Long harvest plans
We have a long growing season. Our last frost is around middle of April and first frost is middle of November. That gives me almost 7 months of growing! This is not a guarantee but it is a good estimate of how much time we have to garden each year.
This year one of my goal was to stagger plant my crops so I have a longer harvest window. What this means is instead of planting all 30 plants of lettuce at once, I planted about 10 plants every 2-3 weeks from later winter to early summer. This prevents the problem of having all the plants maturing at once and I becoming overwhelmed with it. I mean seriously there is only so much lettuce four people can eat!
Since my growing season is so long I can do this with many crops. The crops which I don't use the staggering method for are winter squash, sweet potatoes, flint corn, popcorn, tomatoes, peppers, okra, eggplants, and peanuts.
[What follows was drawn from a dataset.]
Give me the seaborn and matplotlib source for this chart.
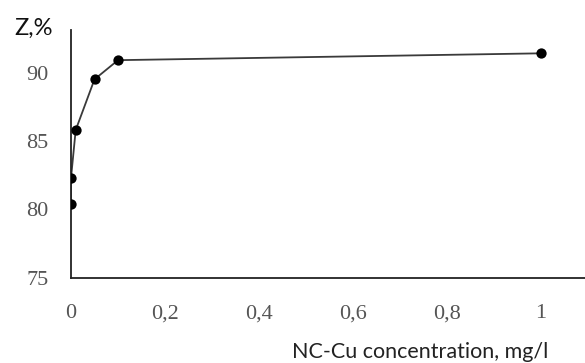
import matplotlib
matplotlib.use("Agg")
import matplotlib.pyplot as plt
import seaborn as sns
import pandas as pd
from matplotlib.ticker import FuncFormatter

# Data
concentration = [0, 0, 0.01, 0.05, 0.1, 1.0]
z_percent = [80.4, 82.3, 85.8, 89.5, 90.9, 91.4]
x_ticks = [0, 0.2, 0.4, 0.6, 0.8, 1.0]
y_ticks = [75, 80, 85, 90]
x_label = "NC-Cu concentration, mg/l"
y_label = "Z,%"

df = pd.DataFrame({"x": concentration, "y": z_percent})

sns.set_style("white")
fig = plt.figure(figsize=(5.85, 3.63), dpi=100)
ax = fig.add_axes([71 / 585, 85 / 363, (585 - 71) / 585, (278 - 30) / 363])

sns.lineplot(data=df, x="x", y="y", ax=ax, color="#3a3a3a", linewidth=1.3,
             sort=False, estimator=None)
sns.scatterplot(data=df, x="x", y="y", ax=ax, color="black", s=55,
                edgecolor="black", linewidth=0, zorder=5)

ax.set_xlim(0, (585 - 71) / 470)
ax.set_ylim(75, 75 + (278 - 30) / 13.7)
ax.set_xticks(x_ticks)
ax.set_yticks(y_ticks)

def fmt(v, pos):
    s = ("%g" % v).replace(".", ",")
    return s

ax.xaxis.set_major_formatter(FuncFormatter(fmt))
ax.yaxis.set_major_formatter(FuncFormatter(fmt))

for side in ["top", "right"]:
    ax.spines[side].set_visible(False)
for side in ["left", "bottom"]:
    ax.spines[side].set_color("#222222")
    ax.spines[side].set_linewidth(1.3)

ax.tick_params(axis="both", direction="in", length=6, width=1.2, color="#222222",
               labelsize=16, labelcolor="#555555")
ax.tick_params(axis="y", pad=16)
ax.tick_params(axis="x", pad=19)
for lab in ax.get_xticklabels() + ax.get_yticklabels():
    lab.set_fontfamily("Liberation Serif")

ax.set_xlabel("")
ax.set_ylabel("")
fig.text(420 / 585, 1 - 352 / 363, x_label, ha="center", va="center",
         fontsize=15.5, family="Lato", color="#222222")
fig.text(34 / 585, 1 - 28 / 363, y_label, ha="center", va="center",
         fontsize=17, family="Lato", color="#111111")

fig.savefig("out.png", dpi=100)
The stagger planting method works really well with any leafy greens (spinach, kale, collards, chard, arugula, ect). It also works great for cool weather root vegetables (turnips, parsnips and radishes.). Every 2 weeks I either transplant more plants or direct sow more seeds in the garden. Once the heat of the summer hits almost all the cool weather crops will either bolt and go to seed or the taste will be unpleasant.
I also love to stagger plant sweet corn, beans, zucchini, potatoes, melons, southern peas and carrots. This way I am not overwhelmed with bushels of vegetables that need to be preserved before they rot. This also provides us with fresh food for longer.
Some plants grow and produce all season long so I don't stagger plant those. Some of these include tomatoes, peppers, okra and eggplants.
When you decide to stagger plant make sure you check the days to maturity on your seed packet. You don't want to plant something and the frost kills it before it has time to mature and produce fruit.